L’éminent rapporteur sentait cependant la nécessité de répondre en même temps à une question qui certainement se posait à l’esprit de tous ses collègues : celle de l’utilité pratique de pareilles manifestations platoniques. « Est-il sage, s’écria-t-il, est-il vraiment nécessaire, est-il opportun que la Société des Nations, qui déjà a adressé au Conseil suprême, l’an dernier, un vœu en faveur de l’Arménie, le renouvelle cette année ? N’y a-t-il pas un certain danger à constater que certains vœux ne peuvent pas toujours être suivis d’effets immédiats, à constater, en somme, une sorte d’impuissance matérielle inhérente à la nature même de la Société des Nations » ?
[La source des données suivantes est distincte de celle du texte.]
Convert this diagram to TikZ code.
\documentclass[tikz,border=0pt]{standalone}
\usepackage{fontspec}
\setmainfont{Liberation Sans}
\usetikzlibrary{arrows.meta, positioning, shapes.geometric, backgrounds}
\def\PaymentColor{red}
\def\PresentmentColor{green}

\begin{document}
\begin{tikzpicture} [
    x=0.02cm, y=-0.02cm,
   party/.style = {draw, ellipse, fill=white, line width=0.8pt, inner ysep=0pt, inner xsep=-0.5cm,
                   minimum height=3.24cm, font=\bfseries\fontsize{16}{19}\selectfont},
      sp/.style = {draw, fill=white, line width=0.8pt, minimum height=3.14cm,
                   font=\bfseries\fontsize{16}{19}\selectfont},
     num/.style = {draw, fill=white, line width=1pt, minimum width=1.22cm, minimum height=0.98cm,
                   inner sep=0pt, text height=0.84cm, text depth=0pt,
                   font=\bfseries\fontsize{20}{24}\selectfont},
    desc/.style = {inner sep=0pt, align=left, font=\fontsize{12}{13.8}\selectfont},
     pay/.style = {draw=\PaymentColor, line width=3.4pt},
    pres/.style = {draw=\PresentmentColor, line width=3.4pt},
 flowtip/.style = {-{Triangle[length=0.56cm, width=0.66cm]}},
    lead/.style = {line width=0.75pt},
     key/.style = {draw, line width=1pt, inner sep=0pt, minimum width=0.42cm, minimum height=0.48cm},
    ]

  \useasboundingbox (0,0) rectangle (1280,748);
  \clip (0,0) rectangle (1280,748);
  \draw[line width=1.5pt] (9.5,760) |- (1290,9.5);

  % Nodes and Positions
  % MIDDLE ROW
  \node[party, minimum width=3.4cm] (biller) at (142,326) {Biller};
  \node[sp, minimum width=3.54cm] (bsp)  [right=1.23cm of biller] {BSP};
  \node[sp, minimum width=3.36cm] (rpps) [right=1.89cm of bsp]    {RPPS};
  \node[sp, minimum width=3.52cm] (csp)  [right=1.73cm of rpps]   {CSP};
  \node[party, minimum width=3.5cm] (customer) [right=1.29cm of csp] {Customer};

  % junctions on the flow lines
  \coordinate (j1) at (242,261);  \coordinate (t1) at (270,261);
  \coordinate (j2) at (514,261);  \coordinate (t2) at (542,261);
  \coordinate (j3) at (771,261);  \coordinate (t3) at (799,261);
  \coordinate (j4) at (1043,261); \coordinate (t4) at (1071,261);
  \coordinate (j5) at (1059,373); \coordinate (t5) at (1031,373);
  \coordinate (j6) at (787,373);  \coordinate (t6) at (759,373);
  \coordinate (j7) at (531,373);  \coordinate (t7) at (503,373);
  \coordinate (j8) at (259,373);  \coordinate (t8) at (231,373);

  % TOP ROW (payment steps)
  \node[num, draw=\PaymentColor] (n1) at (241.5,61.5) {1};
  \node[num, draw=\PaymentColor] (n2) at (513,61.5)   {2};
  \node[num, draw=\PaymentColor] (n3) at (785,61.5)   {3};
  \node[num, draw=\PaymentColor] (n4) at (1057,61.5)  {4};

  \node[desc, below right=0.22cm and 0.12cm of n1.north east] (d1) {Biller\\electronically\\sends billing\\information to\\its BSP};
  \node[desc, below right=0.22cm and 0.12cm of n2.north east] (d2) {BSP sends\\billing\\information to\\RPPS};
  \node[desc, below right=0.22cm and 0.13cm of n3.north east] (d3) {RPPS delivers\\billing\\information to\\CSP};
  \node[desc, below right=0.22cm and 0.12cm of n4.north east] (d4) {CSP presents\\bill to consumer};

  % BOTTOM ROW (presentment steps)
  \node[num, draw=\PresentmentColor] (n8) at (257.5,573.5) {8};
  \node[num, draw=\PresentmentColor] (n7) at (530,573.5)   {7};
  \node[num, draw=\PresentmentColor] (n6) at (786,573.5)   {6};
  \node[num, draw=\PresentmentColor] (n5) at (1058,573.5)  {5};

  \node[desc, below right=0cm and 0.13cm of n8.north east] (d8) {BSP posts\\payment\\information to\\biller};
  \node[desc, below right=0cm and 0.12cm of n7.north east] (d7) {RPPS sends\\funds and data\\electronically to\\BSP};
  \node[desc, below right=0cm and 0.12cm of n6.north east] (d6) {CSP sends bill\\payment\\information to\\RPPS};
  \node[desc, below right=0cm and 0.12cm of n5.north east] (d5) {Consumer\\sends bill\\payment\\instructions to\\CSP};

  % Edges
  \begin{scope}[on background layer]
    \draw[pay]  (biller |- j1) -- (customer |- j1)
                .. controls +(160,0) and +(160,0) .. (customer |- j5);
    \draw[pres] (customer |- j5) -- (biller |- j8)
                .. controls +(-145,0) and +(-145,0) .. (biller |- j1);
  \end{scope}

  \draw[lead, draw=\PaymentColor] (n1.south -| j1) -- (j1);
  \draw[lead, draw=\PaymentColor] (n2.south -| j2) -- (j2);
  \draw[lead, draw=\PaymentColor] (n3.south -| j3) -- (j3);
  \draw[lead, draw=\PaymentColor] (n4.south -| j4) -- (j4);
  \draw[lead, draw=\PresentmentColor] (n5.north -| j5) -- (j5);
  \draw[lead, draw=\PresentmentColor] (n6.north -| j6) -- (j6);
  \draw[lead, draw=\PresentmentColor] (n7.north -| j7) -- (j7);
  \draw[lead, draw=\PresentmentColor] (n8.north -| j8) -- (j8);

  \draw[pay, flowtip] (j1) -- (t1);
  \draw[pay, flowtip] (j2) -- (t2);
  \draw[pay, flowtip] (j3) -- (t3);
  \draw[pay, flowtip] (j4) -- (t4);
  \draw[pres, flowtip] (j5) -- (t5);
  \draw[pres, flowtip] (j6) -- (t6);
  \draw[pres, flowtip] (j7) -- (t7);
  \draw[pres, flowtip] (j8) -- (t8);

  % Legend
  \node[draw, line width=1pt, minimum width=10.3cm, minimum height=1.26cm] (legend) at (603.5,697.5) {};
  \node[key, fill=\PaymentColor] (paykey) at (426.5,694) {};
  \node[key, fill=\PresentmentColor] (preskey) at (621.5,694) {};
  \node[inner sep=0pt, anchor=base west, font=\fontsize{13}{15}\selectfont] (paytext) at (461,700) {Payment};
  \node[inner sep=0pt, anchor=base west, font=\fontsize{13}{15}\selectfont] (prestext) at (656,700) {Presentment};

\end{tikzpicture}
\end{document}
M. Motta crut toutefois que cette fois le vœu de la Société ne serait pas stérile, car il poursuivit en disant : « Cette question, nous nous la sommes posée, nous l’avons examinée et nous y répondons dans le sens suivant : il est tout à fait dans le rôle de la Société des Nations, il est conforme à sa mission et à sa nature, conforme aussi à l’autorité morale dont elle est entourée, que nous élevions encore une fois la voix en faveur de l’Arménie. Le peuple arménien le désire, et ses représentants nous sont profondément reconnaissants de toute parole de réconfort qui leur vient de cette noble Assemblée. Cette parole de réconfort, nous voulons la donner au peuple arménien. Nous espérons que, cette fois, elle aura un effet immédiat sur la réalité et que les parties qui négocieront la paix entre la Turquie et les pays en guerre avec elle voudront bien ne pas oublier cette nécessité impérieuse de la civilisation. Ne pas résoudre enfin la question de l’Arménie serait, sans exagération, une souillure, une honte pour la civilisation humaine ».
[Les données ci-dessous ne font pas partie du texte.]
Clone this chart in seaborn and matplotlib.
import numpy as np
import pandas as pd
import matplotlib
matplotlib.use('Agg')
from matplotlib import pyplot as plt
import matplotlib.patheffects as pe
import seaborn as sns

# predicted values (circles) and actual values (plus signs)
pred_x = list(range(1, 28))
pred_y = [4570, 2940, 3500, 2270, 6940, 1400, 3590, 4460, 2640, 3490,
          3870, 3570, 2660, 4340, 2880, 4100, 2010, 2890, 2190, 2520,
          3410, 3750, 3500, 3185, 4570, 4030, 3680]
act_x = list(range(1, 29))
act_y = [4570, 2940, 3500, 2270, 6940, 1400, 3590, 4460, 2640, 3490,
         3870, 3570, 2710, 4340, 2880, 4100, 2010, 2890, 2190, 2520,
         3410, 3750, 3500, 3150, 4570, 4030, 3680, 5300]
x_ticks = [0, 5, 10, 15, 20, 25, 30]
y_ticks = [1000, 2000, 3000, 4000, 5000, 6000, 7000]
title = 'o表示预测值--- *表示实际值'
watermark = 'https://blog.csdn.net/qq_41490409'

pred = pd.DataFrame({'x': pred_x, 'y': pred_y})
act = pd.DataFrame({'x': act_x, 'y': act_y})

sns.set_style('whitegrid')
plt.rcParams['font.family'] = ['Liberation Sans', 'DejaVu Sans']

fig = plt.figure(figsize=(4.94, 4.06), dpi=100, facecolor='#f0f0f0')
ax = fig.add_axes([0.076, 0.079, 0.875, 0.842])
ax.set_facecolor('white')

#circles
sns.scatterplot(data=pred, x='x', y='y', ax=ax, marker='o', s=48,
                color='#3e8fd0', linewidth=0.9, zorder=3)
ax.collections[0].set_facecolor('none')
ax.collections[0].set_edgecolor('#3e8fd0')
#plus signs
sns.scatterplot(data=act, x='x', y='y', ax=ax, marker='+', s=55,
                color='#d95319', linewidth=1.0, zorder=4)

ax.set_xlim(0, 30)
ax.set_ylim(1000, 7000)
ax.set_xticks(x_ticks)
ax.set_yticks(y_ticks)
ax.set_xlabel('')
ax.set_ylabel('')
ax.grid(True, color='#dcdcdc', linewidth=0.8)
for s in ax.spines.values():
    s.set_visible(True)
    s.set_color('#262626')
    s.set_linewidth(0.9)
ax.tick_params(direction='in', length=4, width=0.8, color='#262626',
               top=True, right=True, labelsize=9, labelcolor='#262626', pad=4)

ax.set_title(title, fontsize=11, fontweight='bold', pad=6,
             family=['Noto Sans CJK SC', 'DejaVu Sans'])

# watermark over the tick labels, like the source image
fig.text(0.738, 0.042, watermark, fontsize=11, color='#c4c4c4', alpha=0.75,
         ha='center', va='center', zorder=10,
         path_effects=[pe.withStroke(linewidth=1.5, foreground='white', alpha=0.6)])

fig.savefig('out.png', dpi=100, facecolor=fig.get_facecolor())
Lord Robert Cecil n’insista pas sur sa première rédaction et appuya la motion de la sixième Commission. Il dit l’appuyer, parce que « persuadé que le règlement de la question arménienne contribuerait beaucoup à sauvegarder la paix » et parce que ce n’était là qu’une partie de la politique que les Puissances avaient adoptée en acceptant de protéger les minorités dans d’autres pays. Lord Cecil insista sur ce qu’en dehors de la résolution proposée il n’y avait aujourd’hui aucune autre politique possible ; examinant tous les moyens de résoudre le problème arménien, le noble lord s’arrêta même à celui, très radical, d’extermination, appliqué autrefois par Talaat Pacha. « Théoriquement, dit lord Robert, qui décidément faisait un effort pour se placer au point de vue de la raison d’État turque, on peut concevoir qu’une telle politique puisse réussir en ce sens qu’elle ferait disparaître la question arménienne. Mais elle la ferait disparaître en créant des sentiments tels qu’elle y substituerait des problèmes bien plus difficiles et bien plus terribles. C’est là, en réalité, une politique impossible. Elle ne peut être pratiquée, même si elle devait recevoir une approbation quelconque, parce que la grande masse des Arméniens, le reste de la population arménienne, a fui vers d’autres pays. Ces Arméniens resteront, quoi qu’il advienne ; et plus il y aura de cruautés et de massacres, plus grandes seront leur indignation naturelle et leur détermination de n’avoir de cesse qu’on n’ait garanti leur sécurité et leur situation nationales. Vous en revenez donc à ceci, qu’il n’y a pas d’autre politique possible que celle préconisée ici. Ce n’est pas seulement une question d’humanité ; c’est purement une question de politique pratique. La seule façon do résoudre ce problème est d’assurer un foyer national à la nation arménienne »[361].
La troisième Assemblée de la Société des Nations vota à l’unanimité le projet de la sixième Commission. Mais les espérances de la Société en la force morale de ses vœux étaient destinées à subir, pour la troisième fois, une rude épreuve.
Compte-rendu de la IIIe Assemblée de la Société des Nations, 10e et 14e séances plénières.